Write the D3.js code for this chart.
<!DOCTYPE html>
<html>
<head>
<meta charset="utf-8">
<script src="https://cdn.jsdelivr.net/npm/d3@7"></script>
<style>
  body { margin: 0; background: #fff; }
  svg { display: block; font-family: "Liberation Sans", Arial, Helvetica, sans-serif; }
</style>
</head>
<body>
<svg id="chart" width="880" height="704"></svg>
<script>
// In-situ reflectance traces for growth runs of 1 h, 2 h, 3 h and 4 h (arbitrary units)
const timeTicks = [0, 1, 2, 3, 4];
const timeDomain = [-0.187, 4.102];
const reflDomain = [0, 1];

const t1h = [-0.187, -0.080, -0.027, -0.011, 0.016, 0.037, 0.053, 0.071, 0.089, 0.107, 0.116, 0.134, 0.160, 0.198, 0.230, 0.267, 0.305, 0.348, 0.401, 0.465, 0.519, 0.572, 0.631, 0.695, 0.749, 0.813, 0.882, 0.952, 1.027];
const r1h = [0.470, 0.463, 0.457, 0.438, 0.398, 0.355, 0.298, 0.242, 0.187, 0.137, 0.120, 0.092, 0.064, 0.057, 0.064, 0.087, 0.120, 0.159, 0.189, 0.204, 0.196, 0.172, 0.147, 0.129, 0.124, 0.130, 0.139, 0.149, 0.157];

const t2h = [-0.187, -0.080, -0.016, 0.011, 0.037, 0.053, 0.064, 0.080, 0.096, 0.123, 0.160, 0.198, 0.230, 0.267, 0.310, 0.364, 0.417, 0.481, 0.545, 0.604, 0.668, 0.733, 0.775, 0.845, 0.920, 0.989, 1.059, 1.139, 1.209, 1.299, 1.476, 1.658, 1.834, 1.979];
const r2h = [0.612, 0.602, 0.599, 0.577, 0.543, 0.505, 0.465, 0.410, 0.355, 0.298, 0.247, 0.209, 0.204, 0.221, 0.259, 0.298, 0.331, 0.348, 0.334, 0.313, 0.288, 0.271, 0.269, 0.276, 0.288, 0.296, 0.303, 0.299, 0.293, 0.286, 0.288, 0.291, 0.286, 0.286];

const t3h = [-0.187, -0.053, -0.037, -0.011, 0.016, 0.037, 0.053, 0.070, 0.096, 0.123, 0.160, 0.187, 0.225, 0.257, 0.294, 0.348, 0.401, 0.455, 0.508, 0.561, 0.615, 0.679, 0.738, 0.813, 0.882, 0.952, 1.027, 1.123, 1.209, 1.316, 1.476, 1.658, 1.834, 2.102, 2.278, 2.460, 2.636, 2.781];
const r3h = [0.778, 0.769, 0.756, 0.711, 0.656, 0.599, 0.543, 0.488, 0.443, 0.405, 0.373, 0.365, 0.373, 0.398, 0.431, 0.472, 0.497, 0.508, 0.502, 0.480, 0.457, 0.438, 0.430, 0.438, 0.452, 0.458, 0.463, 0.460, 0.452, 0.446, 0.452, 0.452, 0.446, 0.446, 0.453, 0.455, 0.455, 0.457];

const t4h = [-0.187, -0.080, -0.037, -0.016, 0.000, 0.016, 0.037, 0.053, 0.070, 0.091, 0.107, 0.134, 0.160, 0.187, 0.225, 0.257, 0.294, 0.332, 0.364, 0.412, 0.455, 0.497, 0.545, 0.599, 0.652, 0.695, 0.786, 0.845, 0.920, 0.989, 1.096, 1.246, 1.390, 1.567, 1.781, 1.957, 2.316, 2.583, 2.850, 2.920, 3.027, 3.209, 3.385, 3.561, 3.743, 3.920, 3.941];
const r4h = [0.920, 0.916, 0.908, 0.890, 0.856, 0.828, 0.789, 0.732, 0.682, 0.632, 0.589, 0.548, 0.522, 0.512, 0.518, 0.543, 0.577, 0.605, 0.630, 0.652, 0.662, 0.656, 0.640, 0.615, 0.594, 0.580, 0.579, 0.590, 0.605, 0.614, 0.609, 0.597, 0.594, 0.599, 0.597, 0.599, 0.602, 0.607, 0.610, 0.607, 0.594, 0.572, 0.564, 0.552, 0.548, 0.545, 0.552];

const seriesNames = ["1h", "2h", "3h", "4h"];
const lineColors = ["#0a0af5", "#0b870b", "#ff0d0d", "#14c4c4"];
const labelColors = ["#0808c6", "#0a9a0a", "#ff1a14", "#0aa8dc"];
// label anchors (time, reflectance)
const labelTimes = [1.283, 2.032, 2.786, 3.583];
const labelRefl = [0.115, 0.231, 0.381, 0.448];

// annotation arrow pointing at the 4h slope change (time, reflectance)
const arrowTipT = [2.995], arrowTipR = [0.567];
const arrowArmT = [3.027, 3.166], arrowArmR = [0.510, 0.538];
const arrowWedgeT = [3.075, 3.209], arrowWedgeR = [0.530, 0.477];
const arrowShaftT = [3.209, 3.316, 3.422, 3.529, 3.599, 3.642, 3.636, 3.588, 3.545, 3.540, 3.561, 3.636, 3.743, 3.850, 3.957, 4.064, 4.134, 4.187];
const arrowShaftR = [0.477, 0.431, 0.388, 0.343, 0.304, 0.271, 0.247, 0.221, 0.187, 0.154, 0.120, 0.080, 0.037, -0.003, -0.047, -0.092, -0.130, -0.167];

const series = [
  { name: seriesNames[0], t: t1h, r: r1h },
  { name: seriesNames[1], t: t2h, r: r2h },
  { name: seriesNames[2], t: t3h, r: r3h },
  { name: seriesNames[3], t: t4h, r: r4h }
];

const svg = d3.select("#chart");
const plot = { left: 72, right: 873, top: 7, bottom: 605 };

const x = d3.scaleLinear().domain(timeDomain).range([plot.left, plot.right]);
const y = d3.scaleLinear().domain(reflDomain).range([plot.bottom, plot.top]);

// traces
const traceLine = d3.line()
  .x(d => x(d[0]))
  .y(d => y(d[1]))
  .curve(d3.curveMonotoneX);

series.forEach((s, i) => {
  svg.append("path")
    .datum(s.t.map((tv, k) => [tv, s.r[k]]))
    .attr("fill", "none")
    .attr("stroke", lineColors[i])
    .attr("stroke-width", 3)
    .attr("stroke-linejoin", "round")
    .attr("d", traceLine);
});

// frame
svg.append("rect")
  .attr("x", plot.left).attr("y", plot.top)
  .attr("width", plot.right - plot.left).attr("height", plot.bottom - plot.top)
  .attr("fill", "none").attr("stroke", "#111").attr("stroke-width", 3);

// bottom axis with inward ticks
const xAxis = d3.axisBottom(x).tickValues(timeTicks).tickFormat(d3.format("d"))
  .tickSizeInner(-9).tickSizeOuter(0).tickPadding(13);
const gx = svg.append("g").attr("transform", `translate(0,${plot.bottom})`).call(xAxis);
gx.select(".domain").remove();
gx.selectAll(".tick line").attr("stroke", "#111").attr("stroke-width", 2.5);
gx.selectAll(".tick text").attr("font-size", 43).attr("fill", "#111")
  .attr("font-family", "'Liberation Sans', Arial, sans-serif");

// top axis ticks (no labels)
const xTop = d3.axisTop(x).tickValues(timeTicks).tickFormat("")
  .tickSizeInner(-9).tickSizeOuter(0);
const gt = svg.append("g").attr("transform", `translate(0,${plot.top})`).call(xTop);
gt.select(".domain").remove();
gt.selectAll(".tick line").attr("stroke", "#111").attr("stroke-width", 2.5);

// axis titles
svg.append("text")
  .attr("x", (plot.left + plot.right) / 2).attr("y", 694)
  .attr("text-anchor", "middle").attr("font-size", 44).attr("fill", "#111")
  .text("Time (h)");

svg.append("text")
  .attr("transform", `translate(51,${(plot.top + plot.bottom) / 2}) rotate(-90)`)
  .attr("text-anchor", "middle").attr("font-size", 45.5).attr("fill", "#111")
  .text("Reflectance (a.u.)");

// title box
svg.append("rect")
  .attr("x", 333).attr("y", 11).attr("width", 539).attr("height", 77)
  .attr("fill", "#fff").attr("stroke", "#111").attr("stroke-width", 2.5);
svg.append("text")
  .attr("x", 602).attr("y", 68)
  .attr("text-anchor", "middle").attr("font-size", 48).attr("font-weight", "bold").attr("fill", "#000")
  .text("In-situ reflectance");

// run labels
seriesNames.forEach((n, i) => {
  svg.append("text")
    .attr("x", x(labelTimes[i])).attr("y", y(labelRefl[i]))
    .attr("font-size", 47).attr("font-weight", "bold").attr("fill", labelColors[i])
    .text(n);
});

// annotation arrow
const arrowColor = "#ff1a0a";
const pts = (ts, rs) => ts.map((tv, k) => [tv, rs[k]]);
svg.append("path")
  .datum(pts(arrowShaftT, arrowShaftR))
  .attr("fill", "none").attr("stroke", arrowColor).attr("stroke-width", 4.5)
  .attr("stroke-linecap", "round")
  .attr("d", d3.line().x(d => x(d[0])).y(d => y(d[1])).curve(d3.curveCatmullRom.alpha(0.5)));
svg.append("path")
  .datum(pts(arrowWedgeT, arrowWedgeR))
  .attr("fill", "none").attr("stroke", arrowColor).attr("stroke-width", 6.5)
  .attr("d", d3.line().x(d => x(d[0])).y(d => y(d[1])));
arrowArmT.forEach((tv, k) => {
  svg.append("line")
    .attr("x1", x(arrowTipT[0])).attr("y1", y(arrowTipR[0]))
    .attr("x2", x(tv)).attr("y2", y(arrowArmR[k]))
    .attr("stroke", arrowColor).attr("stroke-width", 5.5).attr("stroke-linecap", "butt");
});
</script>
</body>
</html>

=====

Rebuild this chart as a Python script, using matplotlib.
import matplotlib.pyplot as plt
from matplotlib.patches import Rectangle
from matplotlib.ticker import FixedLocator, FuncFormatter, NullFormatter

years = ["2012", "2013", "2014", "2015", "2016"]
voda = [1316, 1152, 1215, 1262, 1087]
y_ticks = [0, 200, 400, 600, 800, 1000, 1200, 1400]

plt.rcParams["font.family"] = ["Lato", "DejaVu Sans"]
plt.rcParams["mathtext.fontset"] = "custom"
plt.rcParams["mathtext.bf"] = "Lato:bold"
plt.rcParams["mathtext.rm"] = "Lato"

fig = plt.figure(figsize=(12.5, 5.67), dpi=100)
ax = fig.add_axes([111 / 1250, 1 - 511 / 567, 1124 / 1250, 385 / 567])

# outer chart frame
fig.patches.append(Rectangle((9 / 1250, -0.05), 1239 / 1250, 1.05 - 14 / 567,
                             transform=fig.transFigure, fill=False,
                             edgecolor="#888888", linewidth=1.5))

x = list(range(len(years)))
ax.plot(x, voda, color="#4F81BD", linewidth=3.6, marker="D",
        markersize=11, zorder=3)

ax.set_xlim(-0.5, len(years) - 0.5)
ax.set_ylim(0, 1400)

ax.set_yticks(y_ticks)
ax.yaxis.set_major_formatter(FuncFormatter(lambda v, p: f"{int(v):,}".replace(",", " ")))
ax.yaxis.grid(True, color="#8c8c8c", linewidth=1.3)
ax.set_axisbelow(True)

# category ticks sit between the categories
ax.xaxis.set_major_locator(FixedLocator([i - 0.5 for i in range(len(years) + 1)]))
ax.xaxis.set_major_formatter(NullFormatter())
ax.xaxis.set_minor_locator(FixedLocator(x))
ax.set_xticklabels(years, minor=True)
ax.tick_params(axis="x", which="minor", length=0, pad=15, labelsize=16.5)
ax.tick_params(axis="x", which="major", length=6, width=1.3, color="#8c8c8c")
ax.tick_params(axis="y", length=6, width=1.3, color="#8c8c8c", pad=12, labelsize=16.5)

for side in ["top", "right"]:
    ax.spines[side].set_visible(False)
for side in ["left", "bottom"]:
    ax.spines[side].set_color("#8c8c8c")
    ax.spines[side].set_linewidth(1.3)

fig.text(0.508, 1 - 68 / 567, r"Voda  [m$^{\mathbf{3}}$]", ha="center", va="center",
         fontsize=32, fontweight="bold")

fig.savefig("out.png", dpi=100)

=====

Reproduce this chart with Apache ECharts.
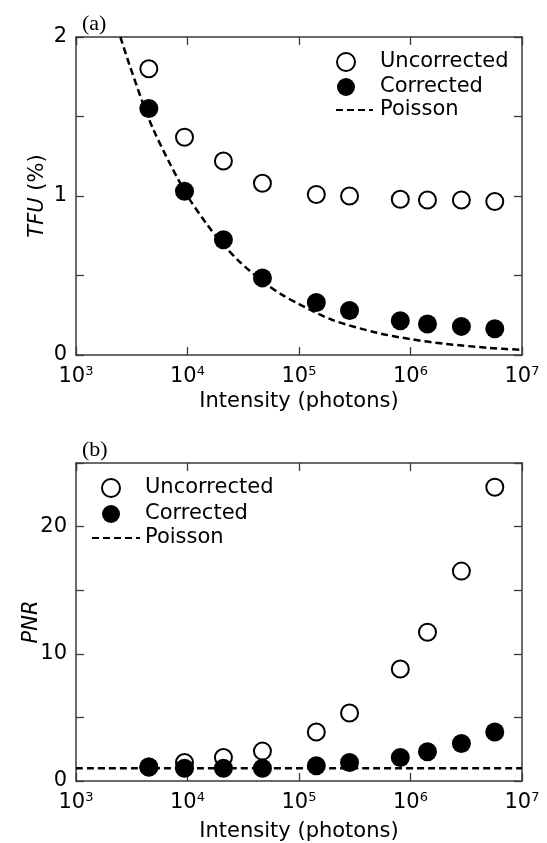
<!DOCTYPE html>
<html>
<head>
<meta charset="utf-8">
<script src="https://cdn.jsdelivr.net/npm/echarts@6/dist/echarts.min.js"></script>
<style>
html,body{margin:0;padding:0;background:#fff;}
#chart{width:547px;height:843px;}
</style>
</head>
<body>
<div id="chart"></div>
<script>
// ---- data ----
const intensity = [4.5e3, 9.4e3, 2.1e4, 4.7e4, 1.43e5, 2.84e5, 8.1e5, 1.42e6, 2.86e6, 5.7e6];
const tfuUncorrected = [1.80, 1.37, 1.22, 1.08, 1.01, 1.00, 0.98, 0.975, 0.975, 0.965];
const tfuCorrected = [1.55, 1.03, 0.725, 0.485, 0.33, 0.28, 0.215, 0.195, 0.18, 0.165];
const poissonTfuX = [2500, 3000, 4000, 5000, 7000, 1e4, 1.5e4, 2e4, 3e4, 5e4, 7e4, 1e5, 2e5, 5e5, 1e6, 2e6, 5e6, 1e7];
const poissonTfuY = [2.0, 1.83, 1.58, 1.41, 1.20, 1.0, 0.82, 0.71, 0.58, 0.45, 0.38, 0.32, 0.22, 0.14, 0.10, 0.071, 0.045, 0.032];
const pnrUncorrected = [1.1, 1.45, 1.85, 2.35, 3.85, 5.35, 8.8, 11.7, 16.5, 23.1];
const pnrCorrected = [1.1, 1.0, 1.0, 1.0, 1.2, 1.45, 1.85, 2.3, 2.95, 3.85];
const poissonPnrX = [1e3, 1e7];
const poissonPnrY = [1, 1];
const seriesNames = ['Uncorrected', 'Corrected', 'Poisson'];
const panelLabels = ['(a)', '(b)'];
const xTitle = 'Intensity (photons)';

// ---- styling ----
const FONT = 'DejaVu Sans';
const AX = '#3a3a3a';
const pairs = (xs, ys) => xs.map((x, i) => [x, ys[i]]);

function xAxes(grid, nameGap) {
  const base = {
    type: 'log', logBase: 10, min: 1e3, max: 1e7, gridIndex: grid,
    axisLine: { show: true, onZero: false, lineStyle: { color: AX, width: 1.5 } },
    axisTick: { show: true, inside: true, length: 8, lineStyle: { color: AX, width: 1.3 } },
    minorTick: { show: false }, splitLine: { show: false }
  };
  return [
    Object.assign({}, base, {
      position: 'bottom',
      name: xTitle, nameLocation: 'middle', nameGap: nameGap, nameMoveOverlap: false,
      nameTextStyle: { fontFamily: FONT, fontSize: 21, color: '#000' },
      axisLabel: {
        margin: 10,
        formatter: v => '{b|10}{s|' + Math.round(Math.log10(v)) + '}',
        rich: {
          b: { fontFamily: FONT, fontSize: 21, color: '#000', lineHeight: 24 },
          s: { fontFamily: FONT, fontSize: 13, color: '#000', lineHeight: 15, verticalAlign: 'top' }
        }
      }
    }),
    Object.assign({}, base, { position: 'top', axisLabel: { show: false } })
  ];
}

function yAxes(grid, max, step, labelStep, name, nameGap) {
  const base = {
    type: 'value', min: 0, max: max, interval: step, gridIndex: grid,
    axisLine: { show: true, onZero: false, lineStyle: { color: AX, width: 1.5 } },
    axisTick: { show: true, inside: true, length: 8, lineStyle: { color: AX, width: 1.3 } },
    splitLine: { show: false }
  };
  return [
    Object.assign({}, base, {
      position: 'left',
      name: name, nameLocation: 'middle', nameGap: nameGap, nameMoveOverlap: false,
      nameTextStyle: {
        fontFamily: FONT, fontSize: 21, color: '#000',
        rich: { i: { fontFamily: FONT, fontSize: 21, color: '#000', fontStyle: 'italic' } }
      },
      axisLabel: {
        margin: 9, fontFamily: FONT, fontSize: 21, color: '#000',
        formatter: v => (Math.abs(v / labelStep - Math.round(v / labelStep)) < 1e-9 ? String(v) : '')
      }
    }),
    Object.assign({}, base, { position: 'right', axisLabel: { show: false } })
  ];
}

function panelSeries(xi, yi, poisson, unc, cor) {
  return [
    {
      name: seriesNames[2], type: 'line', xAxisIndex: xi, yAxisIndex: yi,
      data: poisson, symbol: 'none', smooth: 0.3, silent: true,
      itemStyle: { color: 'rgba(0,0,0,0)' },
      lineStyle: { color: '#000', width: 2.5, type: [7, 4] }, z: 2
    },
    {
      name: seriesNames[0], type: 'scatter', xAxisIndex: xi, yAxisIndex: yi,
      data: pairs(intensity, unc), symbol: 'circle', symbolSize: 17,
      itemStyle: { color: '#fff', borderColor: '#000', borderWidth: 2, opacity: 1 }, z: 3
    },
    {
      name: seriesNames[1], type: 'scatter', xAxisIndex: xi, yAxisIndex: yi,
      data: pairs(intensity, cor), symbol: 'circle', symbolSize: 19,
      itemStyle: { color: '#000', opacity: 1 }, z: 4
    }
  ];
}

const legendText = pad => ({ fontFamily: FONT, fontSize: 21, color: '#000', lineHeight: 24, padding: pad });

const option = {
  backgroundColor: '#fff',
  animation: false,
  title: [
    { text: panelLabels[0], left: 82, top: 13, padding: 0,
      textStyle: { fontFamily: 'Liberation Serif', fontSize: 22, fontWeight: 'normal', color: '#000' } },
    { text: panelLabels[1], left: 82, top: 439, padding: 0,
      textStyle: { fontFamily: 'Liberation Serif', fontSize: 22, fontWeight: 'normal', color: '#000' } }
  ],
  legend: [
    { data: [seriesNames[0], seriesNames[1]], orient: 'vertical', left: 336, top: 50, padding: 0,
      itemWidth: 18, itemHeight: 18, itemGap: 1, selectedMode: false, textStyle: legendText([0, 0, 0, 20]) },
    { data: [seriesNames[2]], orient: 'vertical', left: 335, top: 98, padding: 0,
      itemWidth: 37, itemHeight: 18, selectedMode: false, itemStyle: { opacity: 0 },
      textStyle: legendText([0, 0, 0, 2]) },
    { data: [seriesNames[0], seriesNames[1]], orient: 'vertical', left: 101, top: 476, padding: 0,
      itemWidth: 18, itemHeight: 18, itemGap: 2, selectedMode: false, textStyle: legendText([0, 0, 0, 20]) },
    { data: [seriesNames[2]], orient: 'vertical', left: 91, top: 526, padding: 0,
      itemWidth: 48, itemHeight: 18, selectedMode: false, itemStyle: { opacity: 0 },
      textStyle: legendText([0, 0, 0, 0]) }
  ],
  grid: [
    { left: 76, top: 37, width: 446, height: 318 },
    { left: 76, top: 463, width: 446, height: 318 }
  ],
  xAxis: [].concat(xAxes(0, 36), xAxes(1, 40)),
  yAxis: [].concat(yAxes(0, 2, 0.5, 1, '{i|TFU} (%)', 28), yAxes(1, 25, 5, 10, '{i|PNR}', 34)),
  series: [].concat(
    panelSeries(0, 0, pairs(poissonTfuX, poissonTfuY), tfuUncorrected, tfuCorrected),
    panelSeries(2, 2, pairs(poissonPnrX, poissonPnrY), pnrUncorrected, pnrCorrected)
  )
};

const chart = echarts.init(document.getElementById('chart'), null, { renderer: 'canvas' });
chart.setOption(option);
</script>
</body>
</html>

=====

## What this task involves
Drop the images and output only the lines from the one that contains "Reproduce this chart with Apache ECharts." to the one that contains "const xTitle = 'Intensity (photons)';", both included.

## The response
Reproduce this chart with Apache ECharts.
<!DOCTYPE html>
<html>
<head>
<meta charset="utf-8">
<script src="https://cdn.jsdelivr.net/npm/echarts@6/dist/echarts.min.js"></script>
<style>
html,body{margin:0;padding:0;background:#fff;}
#chart{width:547px;height:843px;}
</style>
</head>
<body>
<div id="chart"></div>
<script>
// ---- data ----
const intensity = [4.5e3, 9.4e3, 2.1e4, 4.7e4, 1.43e5, 2.84e5, 8.1e5, 1.42e6, 2.86e6, 5.7e6];
const tfuUncorrected = [1.80, 1.37, 1.22, 1.08, 1.01, 1.00, 0.98, 0.975, 0.975, 0.965];
const tfuCorrected = [1.55, 1.03, 0.725, 0.485, 0.33, 0.28, 0.215, 0.195, 0.18, 0.165];
const poissonTfuX = [2500, 3000, 4000, 5000, 7000, 1e4, 1.5e4, 2e4, 3e4, 5e4, 7e4, 1e5, 2e5, 5e5, 1e6, 2e6, 5e6, 1e7];
const poissonTfuY = [2.0, 1.83, 1.58, 1.41, 1.20, 1.0, 0.82, 0.71, 0.58, 0.45, 0.38, 0.32, 0.22, 0.14, 0.10, 0.071, 0.045, 0.032];
const pnrUncorrected = [1.1, 1.45, 1.85, 2.35, 3.85, 5.35, 8.8, 11.7, 16.5, 23.1];
const pnrCorrected = [1.1, 1.0, 1.0, 1.0, 1.2, 1.45, 1.85, 2.3, 2.95, 3.85];
const poissonPnrX = [1e3, 1e7];
const poissonPnrY = [1, 1];
const seriesNames = ['Uncorrected', 'Corrected', 'Poisson'];
const panelLabels = ['(a)', '(b)'];
const xTitle = 'Intensity (photons)';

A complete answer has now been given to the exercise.